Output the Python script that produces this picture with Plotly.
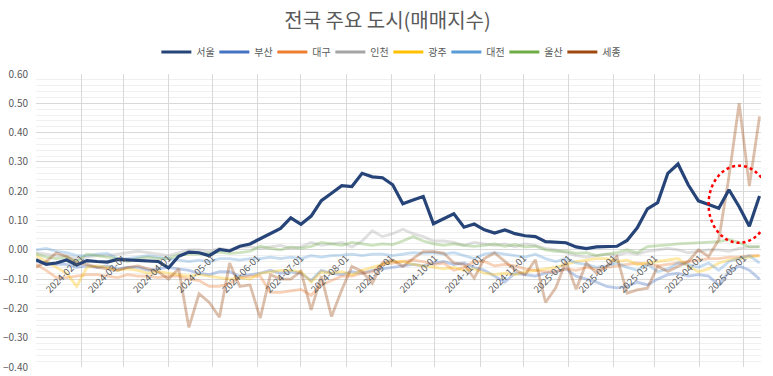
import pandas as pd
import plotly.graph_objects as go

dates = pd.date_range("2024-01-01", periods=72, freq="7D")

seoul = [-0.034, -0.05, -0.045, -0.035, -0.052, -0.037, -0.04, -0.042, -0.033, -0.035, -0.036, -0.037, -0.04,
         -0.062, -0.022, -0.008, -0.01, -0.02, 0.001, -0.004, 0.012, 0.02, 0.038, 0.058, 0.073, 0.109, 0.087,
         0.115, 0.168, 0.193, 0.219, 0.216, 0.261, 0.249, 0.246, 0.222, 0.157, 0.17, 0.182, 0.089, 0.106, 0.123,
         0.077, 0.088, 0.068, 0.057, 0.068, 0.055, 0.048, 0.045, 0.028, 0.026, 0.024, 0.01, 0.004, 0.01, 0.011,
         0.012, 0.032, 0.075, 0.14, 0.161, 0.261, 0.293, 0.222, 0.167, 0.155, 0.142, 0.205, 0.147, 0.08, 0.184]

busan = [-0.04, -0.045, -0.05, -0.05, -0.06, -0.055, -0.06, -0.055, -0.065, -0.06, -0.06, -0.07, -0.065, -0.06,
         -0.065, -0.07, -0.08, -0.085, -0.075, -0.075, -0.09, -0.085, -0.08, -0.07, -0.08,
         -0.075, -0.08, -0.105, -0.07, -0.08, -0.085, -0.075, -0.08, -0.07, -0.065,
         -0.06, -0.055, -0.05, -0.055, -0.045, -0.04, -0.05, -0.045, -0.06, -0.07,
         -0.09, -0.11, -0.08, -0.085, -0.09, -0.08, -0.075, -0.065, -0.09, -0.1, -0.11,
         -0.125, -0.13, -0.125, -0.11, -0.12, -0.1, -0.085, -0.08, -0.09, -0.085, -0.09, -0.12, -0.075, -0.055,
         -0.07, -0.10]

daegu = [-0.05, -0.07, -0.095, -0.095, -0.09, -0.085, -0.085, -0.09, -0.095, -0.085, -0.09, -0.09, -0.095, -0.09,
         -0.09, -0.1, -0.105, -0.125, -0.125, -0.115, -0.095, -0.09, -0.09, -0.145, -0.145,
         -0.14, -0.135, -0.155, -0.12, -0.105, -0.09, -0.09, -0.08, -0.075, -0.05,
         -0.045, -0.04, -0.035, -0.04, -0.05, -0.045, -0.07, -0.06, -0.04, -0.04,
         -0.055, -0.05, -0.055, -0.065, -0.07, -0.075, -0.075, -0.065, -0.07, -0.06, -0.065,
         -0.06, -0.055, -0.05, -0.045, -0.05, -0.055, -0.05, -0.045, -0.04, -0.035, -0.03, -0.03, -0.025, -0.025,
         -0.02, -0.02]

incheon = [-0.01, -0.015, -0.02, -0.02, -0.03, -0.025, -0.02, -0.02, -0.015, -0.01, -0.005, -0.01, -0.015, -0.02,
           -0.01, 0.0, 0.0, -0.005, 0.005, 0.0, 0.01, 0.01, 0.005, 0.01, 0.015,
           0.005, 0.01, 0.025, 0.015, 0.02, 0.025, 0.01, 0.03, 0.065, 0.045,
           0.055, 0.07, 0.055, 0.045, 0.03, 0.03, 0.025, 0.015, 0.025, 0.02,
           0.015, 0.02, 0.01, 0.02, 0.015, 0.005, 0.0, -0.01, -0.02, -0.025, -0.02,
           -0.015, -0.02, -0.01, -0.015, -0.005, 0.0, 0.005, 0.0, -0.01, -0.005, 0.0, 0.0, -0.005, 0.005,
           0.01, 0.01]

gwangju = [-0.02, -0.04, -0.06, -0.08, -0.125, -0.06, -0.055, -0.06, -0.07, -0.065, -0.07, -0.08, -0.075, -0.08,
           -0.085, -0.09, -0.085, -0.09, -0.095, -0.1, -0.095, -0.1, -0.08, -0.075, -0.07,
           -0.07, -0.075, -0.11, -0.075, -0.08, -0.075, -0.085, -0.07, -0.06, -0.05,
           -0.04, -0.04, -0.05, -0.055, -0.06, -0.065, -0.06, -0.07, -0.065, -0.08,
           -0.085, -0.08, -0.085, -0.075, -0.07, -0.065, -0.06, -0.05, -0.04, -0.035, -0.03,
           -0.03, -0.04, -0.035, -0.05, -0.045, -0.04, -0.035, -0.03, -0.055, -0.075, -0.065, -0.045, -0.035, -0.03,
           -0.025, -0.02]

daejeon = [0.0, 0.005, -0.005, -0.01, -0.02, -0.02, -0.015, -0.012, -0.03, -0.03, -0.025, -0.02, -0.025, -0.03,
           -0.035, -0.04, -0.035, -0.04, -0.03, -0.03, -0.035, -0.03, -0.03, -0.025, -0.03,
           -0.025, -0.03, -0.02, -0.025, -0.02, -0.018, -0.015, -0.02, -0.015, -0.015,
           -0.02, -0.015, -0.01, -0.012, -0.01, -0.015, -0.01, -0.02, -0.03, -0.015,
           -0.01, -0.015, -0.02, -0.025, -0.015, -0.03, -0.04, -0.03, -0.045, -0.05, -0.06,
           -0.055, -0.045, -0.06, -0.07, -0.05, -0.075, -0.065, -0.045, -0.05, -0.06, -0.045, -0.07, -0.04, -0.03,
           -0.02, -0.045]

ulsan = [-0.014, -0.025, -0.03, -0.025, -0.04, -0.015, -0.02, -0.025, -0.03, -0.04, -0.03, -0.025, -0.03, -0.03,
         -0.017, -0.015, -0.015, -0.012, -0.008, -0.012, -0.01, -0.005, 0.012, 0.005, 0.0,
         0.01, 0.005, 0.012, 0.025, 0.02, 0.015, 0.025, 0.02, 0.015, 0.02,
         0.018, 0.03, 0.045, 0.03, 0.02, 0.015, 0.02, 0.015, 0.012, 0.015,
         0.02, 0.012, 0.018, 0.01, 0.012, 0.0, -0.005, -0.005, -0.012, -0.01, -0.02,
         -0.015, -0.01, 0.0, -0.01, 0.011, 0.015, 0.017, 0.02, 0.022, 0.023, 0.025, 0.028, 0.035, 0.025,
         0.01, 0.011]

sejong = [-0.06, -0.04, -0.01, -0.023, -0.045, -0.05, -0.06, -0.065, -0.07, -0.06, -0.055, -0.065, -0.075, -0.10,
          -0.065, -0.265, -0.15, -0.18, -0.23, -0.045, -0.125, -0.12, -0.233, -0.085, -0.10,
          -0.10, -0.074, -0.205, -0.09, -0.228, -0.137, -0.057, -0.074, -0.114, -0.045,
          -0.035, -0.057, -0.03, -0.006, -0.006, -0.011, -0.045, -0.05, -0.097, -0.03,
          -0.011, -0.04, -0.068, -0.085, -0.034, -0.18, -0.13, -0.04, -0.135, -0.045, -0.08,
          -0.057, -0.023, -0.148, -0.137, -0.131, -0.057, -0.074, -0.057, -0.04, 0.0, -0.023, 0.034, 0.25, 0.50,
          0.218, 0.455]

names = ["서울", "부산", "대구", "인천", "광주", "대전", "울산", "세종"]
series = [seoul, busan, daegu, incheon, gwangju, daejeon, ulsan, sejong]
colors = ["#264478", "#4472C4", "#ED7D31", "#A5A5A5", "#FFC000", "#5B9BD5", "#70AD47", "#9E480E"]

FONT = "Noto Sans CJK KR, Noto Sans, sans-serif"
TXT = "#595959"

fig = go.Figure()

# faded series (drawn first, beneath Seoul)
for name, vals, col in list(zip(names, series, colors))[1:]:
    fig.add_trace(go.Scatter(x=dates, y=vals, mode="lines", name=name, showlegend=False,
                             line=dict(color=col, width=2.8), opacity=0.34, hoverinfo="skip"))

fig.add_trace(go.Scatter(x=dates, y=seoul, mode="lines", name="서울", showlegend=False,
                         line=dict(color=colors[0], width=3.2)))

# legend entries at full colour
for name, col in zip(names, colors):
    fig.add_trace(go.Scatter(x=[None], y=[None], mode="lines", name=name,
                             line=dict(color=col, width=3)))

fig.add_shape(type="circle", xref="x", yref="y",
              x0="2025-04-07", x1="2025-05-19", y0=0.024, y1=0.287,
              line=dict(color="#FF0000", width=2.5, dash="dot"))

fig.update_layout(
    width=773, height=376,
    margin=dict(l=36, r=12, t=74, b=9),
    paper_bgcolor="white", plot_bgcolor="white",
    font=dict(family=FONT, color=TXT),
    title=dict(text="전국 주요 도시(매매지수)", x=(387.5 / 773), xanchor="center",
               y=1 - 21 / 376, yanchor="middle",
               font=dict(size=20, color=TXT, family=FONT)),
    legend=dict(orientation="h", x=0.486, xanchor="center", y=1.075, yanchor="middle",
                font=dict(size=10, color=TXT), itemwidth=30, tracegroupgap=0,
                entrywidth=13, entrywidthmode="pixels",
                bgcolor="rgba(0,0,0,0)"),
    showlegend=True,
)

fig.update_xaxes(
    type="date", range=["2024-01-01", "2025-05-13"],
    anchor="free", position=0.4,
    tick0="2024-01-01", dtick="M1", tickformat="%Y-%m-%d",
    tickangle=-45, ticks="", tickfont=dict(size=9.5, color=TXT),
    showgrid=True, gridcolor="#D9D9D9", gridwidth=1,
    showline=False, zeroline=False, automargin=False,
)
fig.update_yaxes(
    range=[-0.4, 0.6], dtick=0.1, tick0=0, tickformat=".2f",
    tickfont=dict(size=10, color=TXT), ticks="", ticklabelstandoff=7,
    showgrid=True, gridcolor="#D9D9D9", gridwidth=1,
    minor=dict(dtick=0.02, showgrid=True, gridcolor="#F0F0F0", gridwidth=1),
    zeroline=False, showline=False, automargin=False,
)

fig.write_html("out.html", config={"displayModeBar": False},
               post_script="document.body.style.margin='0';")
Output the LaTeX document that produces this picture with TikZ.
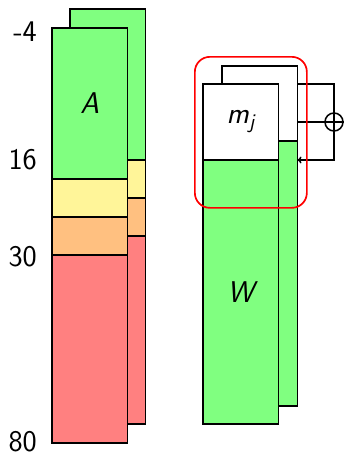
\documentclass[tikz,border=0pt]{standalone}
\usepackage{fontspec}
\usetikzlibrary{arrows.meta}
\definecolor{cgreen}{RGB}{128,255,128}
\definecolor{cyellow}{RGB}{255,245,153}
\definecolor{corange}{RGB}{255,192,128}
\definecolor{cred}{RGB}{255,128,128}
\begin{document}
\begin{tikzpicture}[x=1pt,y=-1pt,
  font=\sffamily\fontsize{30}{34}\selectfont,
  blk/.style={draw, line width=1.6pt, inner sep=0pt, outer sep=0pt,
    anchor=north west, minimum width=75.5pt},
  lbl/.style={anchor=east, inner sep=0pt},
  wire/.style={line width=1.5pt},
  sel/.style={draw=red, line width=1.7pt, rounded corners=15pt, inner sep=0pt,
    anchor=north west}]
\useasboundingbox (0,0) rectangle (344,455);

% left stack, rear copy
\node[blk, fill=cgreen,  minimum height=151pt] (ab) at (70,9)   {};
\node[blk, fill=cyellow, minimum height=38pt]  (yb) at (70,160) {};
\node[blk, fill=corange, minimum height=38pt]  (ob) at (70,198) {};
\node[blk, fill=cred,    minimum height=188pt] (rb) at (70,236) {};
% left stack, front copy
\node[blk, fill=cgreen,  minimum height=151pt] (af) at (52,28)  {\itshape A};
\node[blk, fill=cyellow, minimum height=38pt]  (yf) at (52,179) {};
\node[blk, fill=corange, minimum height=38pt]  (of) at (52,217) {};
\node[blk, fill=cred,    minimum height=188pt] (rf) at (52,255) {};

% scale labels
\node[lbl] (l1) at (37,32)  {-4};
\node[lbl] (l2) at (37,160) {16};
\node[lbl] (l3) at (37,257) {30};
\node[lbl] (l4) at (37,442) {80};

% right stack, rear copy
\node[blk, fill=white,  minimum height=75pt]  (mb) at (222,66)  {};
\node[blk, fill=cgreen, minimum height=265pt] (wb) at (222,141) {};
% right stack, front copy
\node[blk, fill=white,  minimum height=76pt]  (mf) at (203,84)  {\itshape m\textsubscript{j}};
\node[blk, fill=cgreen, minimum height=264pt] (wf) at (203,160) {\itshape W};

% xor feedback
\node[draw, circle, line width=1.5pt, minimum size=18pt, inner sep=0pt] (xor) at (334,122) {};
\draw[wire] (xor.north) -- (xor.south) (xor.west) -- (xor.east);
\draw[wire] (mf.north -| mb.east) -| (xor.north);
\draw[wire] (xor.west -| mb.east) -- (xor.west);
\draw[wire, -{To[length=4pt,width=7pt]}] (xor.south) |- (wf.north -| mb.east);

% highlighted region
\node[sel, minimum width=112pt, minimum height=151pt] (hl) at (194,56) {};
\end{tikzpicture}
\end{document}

○ ○ ○ ○

**Direction**.
The copy should hold exactly the lines from the line with "Output the LaTeX" to the line with "(0,0) rectangle (344,455);", both ends in, set down without any pictures and with nothing added.

**The reply**.
Output the LaTeX document that produces this picture with TikZ.
\documentclass[tikz,border=0pt]{standalone}
\usepackage{fontspec}
\usetikzlibrary{arrows.meta}
\definecolor{cgreen}{RGB}{128,255,128}
\definecolor{cyellow}{RGB}{255,245,153}
\definecolor{corange}{RGB}{255,192,128}
\definecolor{cred}{RGB}{255,128,128}
\begin{document}
\begin{tikzpicture}[x=1pt,y=-1pt,
  font=\sffamily\fontsize{30}{34}\selectfont,
  blk/.style={draw, line width=1.6pt, inner sep=0pt, outer sep=0pt,
    anchor=north west, minimum width=75.5pt},
  lbl/.style={anchor=east, inner sep=0pt},
  wire/.style={line width=1.5pt},
  sel/.style={draw=red, line width=1.7pt, rounded corners=15pt, inner sep=0pt,
    anchor=north west}]
\useasboundingbox (0,0) rectangle (344,455);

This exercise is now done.